Tonight I decided to plan an event. Last year, a bunch of the people I worked with at a now defunct tech company got together for drinks after the winter holidays. It was great seeing them and I thought we should do it again. To organize last year’s event I used Evite, “Evite.com is the top online destination for invitations”. It has been around for a long time and it works well enough. I thought I’d see what new shiney tools were out there in the event planning/invitation space.
I immediately revisited Brian Solis‘ Conversation Prism on flickr. I remembed seeing “Events” listed on one of the petals. Based on the services I see there, I decide to look into socializr and madeit. While looking at these services I post the following on twitter: “socializr.com or madeit.com anyone prefer one over the other?”.

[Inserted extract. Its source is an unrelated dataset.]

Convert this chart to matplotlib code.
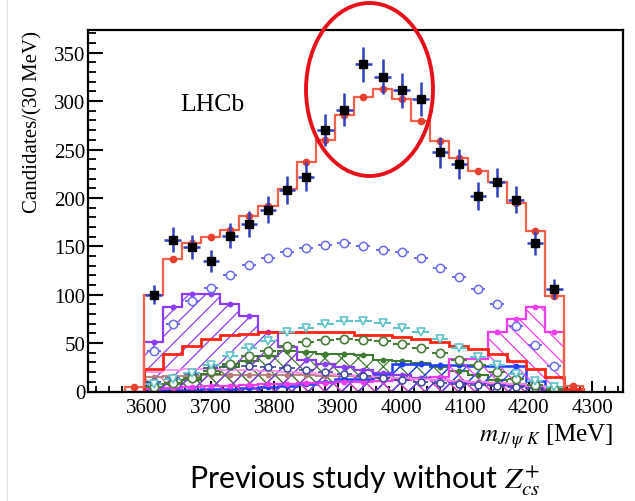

One Minute later I get the following response: “@johnrhopkins I like http://anyvite.com but that’s because I built it! Seriously though, check it out, you can try it without registering!”
It was self-serving yet honest. At this point I had already been looking at the other two services for a few minutes and not been terribly impressed with the look of the final product. I give it a click and run through the steps. I make an event, invite some people and it works. Not only does it work, but I like it better than the other two.
From my view: I had a question. I asked the twitter cloud. The cloud answered (very quickly). The answer was useful.
From @anyvite ‘s view: doing a competitor keyword search using twitters own search functions (previously named Summize) produced a result. He/she responded, suggesting their service. This resulted in a new customer.